··· COLLECTED MATERIAL ···

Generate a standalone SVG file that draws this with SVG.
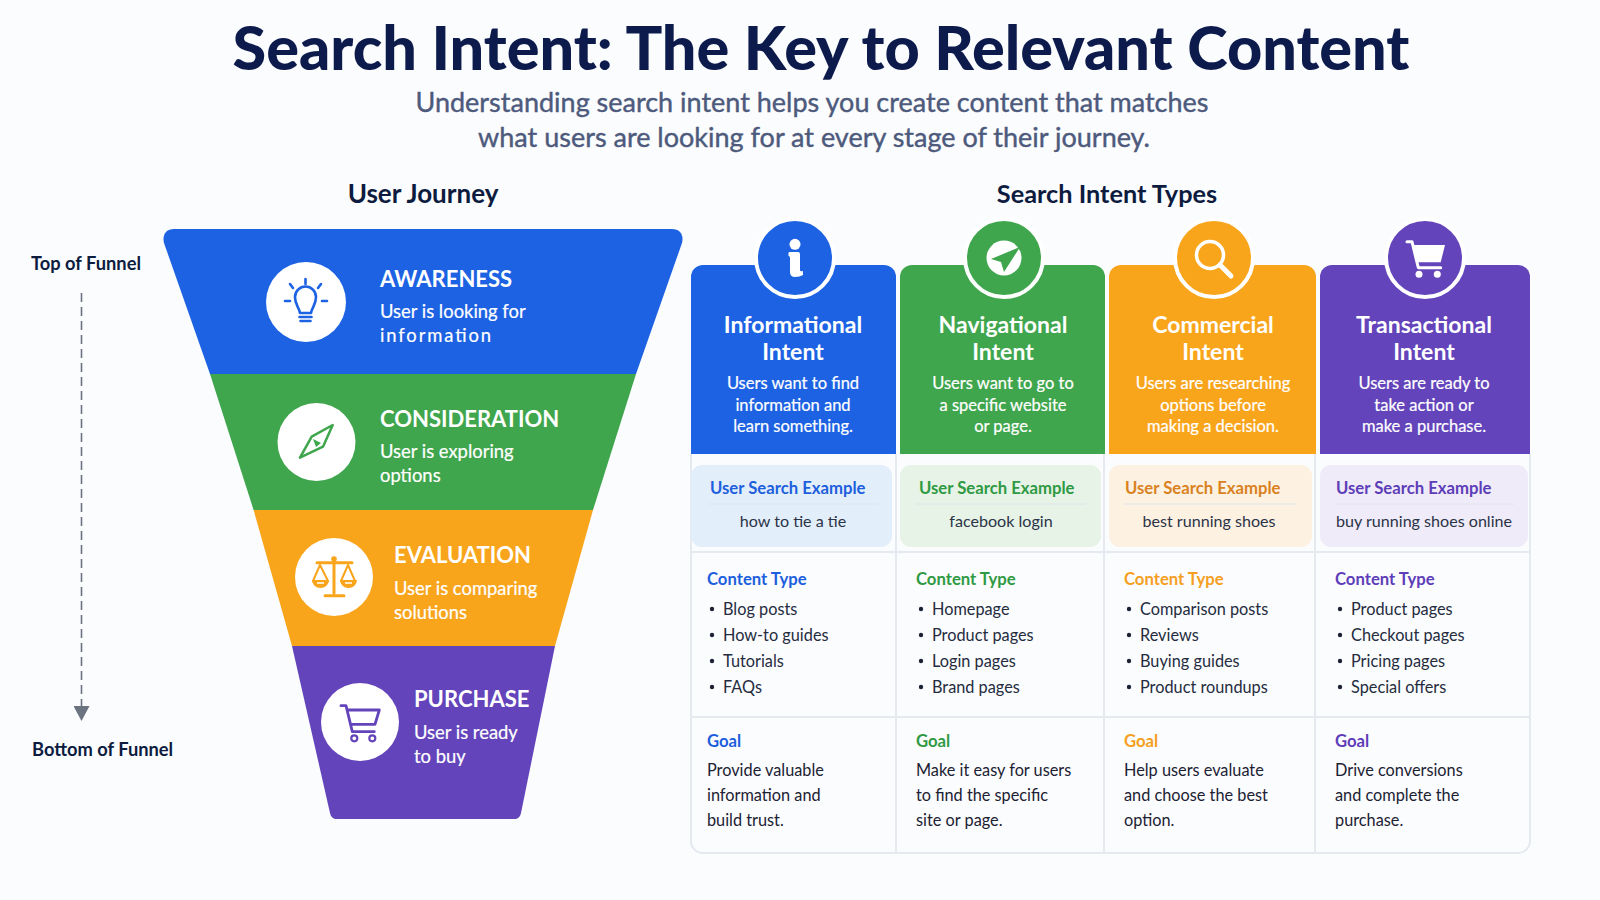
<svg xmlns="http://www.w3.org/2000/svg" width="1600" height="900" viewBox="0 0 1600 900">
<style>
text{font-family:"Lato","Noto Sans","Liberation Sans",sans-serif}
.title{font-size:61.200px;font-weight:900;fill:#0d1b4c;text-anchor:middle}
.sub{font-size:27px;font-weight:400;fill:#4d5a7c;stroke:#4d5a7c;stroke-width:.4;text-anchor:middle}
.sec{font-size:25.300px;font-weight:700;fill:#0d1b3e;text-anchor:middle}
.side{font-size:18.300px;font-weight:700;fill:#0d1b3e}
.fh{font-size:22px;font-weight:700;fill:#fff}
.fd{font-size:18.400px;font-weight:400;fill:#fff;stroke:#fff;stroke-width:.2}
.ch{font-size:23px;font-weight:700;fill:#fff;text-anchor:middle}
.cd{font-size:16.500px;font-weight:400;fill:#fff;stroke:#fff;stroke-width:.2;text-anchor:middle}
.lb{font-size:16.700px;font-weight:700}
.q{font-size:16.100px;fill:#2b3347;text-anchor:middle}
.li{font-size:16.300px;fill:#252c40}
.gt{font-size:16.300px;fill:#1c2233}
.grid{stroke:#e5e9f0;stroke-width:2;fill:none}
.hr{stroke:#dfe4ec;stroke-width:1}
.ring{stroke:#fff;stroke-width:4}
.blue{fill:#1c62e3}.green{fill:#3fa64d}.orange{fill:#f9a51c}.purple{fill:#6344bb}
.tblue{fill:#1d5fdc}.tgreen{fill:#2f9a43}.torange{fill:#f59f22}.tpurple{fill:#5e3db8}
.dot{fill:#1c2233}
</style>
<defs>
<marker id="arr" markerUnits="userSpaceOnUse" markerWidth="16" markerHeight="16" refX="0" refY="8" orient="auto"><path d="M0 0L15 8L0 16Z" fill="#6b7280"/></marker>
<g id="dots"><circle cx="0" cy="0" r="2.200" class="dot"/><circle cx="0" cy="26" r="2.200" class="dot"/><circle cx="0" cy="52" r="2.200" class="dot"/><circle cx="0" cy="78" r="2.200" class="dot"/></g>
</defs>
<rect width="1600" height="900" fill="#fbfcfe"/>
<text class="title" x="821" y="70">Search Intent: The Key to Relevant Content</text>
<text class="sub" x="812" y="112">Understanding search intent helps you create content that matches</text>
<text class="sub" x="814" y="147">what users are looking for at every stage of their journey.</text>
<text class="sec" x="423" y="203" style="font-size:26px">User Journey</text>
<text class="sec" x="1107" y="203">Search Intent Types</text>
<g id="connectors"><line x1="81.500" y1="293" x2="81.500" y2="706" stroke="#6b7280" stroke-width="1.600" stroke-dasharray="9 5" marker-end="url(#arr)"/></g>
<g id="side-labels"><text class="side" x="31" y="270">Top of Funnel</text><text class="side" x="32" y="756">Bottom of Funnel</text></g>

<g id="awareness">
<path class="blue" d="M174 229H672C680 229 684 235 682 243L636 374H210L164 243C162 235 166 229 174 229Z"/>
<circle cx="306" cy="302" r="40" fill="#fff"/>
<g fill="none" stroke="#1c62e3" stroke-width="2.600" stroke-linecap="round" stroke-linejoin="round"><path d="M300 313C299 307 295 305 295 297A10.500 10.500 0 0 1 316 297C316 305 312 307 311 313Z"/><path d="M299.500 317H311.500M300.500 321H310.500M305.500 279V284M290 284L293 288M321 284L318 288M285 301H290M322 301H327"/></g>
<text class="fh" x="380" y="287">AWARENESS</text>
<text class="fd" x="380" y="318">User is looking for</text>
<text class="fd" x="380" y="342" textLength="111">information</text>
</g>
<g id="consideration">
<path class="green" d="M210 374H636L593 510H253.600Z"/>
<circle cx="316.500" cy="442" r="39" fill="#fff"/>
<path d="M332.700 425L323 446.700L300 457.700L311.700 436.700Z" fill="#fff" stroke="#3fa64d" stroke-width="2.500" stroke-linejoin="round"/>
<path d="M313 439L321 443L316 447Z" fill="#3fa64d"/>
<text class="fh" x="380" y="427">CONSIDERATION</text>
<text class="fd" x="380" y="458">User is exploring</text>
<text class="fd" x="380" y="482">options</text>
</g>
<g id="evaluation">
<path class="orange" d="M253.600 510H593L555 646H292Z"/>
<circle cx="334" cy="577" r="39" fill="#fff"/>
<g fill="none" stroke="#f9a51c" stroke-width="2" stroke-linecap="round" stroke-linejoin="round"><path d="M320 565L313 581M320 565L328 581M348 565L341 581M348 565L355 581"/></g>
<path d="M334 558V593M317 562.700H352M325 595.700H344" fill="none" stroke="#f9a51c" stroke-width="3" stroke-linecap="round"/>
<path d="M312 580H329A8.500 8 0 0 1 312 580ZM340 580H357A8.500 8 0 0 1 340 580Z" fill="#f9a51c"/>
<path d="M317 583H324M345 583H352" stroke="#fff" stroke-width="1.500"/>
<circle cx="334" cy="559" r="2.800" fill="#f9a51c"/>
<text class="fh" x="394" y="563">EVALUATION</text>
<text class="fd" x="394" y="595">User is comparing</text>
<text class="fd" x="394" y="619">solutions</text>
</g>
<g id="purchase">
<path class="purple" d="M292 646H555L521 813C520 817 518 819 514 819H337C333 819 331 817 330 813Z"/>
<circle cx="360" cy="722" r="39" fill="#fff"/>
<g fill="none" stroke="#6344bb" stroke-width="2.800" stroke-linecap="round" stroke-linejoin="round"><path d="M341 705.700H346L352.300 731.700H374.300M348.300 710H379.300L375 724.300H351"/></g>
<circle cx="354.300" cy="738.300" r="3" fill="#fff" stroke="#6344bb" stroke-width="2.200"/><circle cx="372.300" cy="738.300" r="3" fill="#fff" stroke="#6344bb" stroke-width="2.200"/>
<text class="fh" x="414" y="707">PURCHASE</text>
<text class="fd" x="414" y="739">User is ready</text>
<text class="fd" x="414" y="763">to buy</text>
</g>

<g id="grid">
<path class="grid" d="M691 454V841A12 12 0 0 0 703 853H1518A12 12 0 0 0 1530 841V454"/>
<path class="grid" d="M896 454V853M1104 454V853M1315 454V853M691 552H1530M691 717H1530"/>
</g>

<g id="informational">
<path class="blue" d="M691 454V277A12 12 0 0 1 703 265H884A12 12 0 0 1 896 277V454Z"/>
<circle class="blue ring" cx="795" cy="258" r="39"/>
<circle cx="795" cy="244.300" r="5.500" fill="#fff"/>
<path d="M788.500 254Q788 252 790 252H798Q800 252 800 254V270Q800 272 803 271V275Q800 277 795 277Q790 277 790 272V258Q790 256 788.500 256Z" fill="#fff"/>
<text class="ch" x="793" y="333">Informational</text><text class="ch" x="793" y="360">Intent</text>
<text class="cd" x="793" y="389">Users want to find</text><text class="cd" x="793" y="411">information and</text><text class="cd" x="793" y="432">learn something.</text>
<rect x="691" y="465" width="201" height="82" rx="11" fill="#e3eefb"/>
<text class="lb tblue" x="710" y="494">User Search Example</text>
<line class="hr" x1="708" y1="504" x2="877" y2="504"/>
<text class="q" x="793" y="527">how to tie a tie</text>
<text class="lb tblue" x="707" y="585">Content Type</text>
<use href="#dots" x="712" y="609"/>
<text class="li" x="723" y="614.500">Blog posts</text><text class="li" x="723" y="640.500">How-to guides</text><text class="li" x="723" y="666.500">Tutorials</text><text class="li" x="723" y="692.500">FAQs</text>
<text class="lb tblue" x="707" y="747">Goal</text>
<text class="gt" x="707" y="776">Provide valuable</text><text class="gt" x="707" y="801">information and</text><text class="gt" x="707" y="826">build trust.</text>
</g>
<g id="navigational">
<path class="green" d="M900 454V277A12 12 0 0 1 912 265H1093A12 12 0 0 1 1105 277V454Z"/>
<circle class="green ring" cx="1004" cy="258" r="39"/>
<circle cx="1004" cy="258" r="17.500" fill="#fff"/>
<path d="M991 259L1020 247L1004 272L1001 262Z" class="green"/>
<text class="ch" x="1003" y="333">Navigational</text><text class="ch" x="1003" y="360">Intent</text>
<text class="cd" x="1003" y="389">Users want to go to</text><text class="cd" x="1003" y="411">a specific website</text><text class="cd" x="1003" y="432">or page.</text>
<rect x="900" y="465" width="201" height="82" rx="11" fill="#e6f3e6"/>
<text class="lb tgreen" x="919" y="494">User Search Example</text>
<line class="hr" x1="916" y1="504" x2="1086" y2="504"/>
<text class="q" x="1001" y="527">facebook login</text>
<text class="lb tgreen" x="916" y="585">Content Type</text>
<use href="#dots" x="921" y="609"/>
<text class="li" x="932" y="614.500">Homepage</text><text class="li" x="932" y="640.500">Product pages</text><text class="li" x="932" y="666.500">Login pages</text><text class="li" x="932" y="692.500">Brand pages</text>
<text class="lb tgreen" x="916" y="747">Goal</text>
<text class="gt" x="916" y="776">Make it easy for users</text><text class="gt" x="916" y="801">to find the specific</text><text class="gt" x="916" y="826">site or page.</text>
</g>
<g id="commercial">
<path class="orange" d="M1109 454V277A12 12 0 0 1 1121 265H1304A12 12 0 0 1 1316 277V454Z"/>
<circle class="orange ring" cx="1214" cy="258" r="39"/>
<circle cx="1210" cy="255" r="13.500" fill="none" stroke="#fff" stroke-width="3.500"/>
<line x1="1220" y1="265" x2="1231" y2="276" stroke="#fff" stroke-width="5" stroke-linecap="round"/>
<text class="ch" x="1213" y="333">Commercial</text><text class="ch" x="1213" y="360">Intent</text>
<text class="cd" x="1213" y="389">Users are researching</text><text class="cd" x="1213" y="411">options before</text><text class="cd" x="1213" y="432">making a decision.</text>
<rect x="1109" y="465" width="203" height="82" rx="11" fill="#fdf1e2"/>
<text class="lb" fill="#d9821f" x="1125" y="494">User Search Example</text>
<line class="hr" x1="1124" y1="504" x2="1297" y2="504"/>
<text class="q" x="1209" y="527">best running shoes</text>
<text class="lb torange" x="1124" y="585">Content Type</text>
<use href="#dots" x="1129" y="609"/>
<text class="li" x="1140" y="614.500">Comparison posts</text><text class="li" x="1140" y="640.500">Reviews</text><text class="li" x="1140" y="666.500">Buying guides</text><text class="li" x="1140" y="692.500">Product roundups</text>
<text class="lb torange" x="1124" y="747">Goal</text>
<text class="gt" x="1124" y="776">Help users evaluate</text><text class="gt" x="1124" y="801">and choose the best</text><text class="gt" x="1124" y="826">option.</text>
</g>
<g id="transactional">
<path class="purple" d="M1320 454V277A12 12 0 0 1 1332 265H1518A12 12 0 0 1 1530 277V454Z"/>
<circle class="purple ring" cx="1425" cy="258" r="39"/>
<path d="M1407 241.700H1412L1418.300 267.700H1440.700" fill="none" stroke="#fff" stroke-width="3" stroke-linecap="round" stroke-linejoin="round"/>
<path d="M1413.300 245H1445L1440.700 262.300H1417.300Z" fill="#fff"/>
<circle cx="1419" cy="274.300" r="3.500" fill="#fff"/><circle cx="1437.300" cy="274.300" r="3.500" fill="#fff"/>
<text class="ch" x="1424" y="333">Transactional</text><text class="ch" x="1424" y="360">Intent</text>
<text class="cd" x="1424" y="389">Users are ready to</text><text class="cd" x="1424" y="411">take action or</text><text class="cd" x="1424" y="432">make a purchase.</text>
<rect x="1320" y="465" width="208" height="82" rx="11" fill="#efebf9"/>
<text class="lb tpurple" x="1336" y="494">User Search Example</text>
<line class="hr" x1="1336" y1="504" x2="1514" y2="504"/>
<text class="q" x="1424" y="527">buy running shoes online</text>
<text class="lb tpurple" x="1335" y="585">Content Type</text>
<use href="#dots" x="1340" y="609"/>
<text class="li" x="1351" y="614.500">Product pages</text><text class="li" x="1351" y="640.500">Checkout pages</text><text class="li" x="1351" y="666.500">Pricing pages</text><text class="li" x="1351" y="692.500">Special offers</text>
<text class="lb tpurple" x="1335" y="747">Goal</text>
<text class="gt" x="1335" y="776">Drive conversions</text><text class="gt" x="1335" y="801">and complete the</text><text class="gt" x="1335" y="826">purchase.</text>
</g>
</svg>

···

Pull every line containing "that" from the material above.

THE REPLY
Generate a standalone SVG file that draws this with SVG.
<text class="sub" x="812" y="112">Understanding search intent helps you create content that matches</text>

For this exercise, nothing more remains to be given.